▶ [Material provided]
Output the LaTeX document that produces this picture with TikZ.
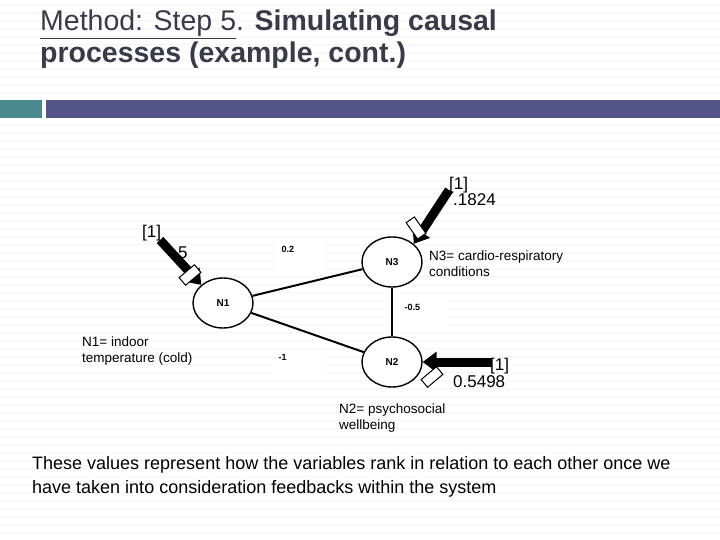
\documentclass[tikz,border=0pt]{standalone}
\usepackage{fontspec}
\setmainfont{Liberation Sans}
\usetikzlibrary{arrows.meta,shapes.geometric}
\definecolor{teal1}{HTML}{4A8A8C}
\definecolor{bar}{HTML}{535488}
\definecolor{ttl}{HTML}{3A3A48}
\begin{document}
\begin{tikzpicture}[x=1pt,y=-1pt,
  nd/.style={draw,line width=1.4pt,ellipse,fill=white,minimum width=60pt,minimum height=50pt,font=\bfseries\fontsize{10}{11}\selectfont},
  edge/.style={line width=2pt},
  wbox/.style={fill=white,minimum width=50pt,minimum height=30pt,anchor=north west,inner sep=2pt},
  wlab/.style={font=\bfseries\fontsize{9}{10}\selectfont,anchor=north west},
  fat/.style={line width=9pt,-{Triangle[length=14pt,width=20pt]}},
  glyph/.style={draw,line width=1pt,fill=white},
  txt/.style={font=\fontsize{13.5}{16}\selectfont,align=left,anchor=north west,inner sep=0pt},
  big/.style={font=\fontsize{17}{16}\selectfont,align=left,inner sep=0pt}]
\useasboundingbox (0,0) rectangle (720,540);
\fill[white] (0,0) rectangle (720,540);
\foreach \y in {4,12,...,540} \draw[gray!8,line width=0.8pt] (0,\y) -- (720,\y);
\node[anchor=north west,text=ttl,font=\fontsize{28.5}{32}\selectfont,align=left,inner sep=0pt] (title) at (40,10)
 {\underline{\mbox{Method: Step 5}}. \textbf{Simulating causal}\\\textbf{processes (example, cont.)}};
\fill[teal1] (0,100) rectangle (42,118);
\fill[bar] (46,100) rectangle (720,118);
% edge label boxes
\node[wbox] (b1) at (275,240) {}; \node[wlab] at (278,243) {0.2};
\node[wbox] (b2) at (398,297) {}; \node[wlab] at (401,301) {-0.5};
\node[wbox] (b3) at (273,350) {}; \node[wlab] at (275,351) {-1};
\node[nd] (N1) at (223,303) {N1};
\node[nd] (N3) at (392,262) {N3};
\node[nd] (N2) at (392,362) {N2};
\draw[edge] (N1) -- (N3);
\draw[edge] (N1) -- (N2);
\draw[edge] (N3) -- (N2);
% arrows
\coordinate (a1) at (160,240);
\draw[fat] (a1) -- (N1.north west);
\draw[glyph,rotate around={-50:(190,275)}] (185,265) rectangle (195,285);
\coordinate (a3) at (449,190);
\draw[fat] (a3) -- (N3.north east);
\draw[glyph,rotate around={35:(416,228)}] (411,218) rectangle (421,238);
\coordinate (a2) at (492,362);
\draw[fat] (a2) -- (N2.east);
\draw[glyph,rotate around={-50:(432,377)}] (427,367) rectangle (437,387);
% texts
\node[big,anchor=north west] (l1) at (142,225) {[1]};
\node[big,anchor=north west] (v1) at (178,247) {5};
\node[big,anchor=north west] (l3) at (449,177) {[1]\\\hspace*{4pt}.1824};
\node[big,anchor=north west] (l2) at (490,358) {[1]};
\node[big,anchor=north west] (v2) at (453,375) {0.5498};
\node[txt] (t1) at (82,337) {N1= indoor\\temperature (cold)};
\node[txt] (t3) at (429,251) {N3= cardio-respiratory\\conditions};
\node[txt] (t2) at (339,404) {N2= psychosocial\\wellbeing};
\node[anchor=north west,inner sep=0pt,font=\fontsize{18}{24}\selectfont,align=left] (foot) at (32,456)
 {These values represent how the variables rank in relation to each other once we\\have taken into consideration feedbacks within the system};
\end{tikzpicture}
\end{document}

▶ [Brief]
Transcribe all the data word for word; the images stay out.

▶ [Written response]
Output the LaTeX document that produces this picture with TikZ.
\documentclass[tikz,border=0pt]{standalone}
\usepackage{fontspec}
\setmainfont{Liberation Sans}
\usetikzlibrary{arrows.meta,shapes.geometric}
\definecolor{teal1}{HTML}{4A8A8C}
\definecolor{bar}{HTML}{535488}
\definecolor{ttl}{HTML}{3A3A48}
\begin{document}
\begin{tikzpicture}[x=1pt,y=-1pt,
  nd/.style={draw,line width=1.4pt,ellipse,fill=white,minimum width=60pt,minimum height=50pt,font=\bfseries\fontsize{10}{11}\selectfont},
  edge/.style={line width=2pt},
  wbox/.style={fill=white,minimum width=50pt,minimum height=30pt,anchor=north west,inner sep=2pt},
  wlab/.style={font=\bfseries\fontsize{9}{10}\selectfont,anchor=north west},
  fat/.style={line width=9pt,-{Triangle[length=14pt,width=20pt]}},
  glyph/.style={draw,line width=1pt,fill=white},
  txt/.style={font=\fontsize{13.5}{16}\selectfont,align=left,anchor=north west,inner sep=0pt},
  big/.style={font=\fontsize{17}{16}\selectfont,align=left,inner sep=0pt}]
\useasboundingbox (0,0) rectangle (720,540);
\fill[white] (0,0) rectangle (720,540);
\foreach \y in {4,12,...,540} \draw[gray!8,line width=0.8pt] (0,\y) -- (720,\y);
\node[anchor=north west,text=ttl,font=\fontsize{28.5}{32}\selectfont,align=left,inner sep=0pt] (title) at (40,10)
 {\underline{\mbox{Method: Step 5}}. \textbf{Simulating causal}\\\textbf{processes (example, cont.)}};
\fill[teal1] (0,100) rectangle (42,118);
\fill[bar] (46,100) rectangle (720,118);
% edge label boxes
\node[wbox] (b1) at (275,240) {}; \node[wlab] at (278,243) {0.2};
\node[wbox] (b2) at (398,297) {}; \node[wlab] at (401,301) {-0.5};
\node[wbox] (b3) at (273,350) {}; \node[wlab] at (275,351) {-1};
\node[nd] (N1) at (223,303) {N1};
\node[nd] (N3) at (392,262) {N3};
\node[nd] (N2) at (392,362) {N2};
\draw[edge] (N1) -- (N3);
\draw[edge] (N1) -- (N2);
\draw[edge] (N3) -- (N2);
% arrows
\coordinate (a1) at (160,240);
\draw[fat] (a1) -- (N1.north west);
\draw[glyph,rotate around={-50:(190,275)}] (185,265) rectangle (195,285);
\coordinate (a3) at (449,190);
\draw[fat] (a3) -- (N3.north east);
\draw[glyph,rotate around={35:(416,228)}] (411,218) rectangle (421,238);
\coordinate (a2) at (492,362);
\draw[fat] (a2) -- (N2.east);
\draw[glyph,rotate around={-50:(432,377)}] (427,367) rectangle (437,387);
% texts
\node[big,anchor=north west] (l1) at (142,225) {[1]};
\node[big,anchor=north west] (v1) at (178,247) {5};
\node[big,anchor=north west] (l3) at (449,177) {[1]\\\hspace*{4pt}.1824};
\node[big,anchor=north west] (l2) at (490,358) {[1]};
\node[big,anchor=north west] (v2) at (453,375) {0.5498};
\node[txt] (t1) at (82,337) {N1= indoor\\temperature (cold)};
\node[txt] (t3) at (429,251) {N3= cardio-respiratory\\conditions};
\node[txt] (t2) at (339,404) {N2= psychosocial\\wellbeing};
\node[anchor=north west,inner sep=0pt,font=\fontsize{18}{24}\selectfont,align=left] (foot) at (32,456)
 {These values represent how the variables rank in relation to each other once we\\have taken into consideration feedbacks within the system};
\end{tikzpicture}
\end{document}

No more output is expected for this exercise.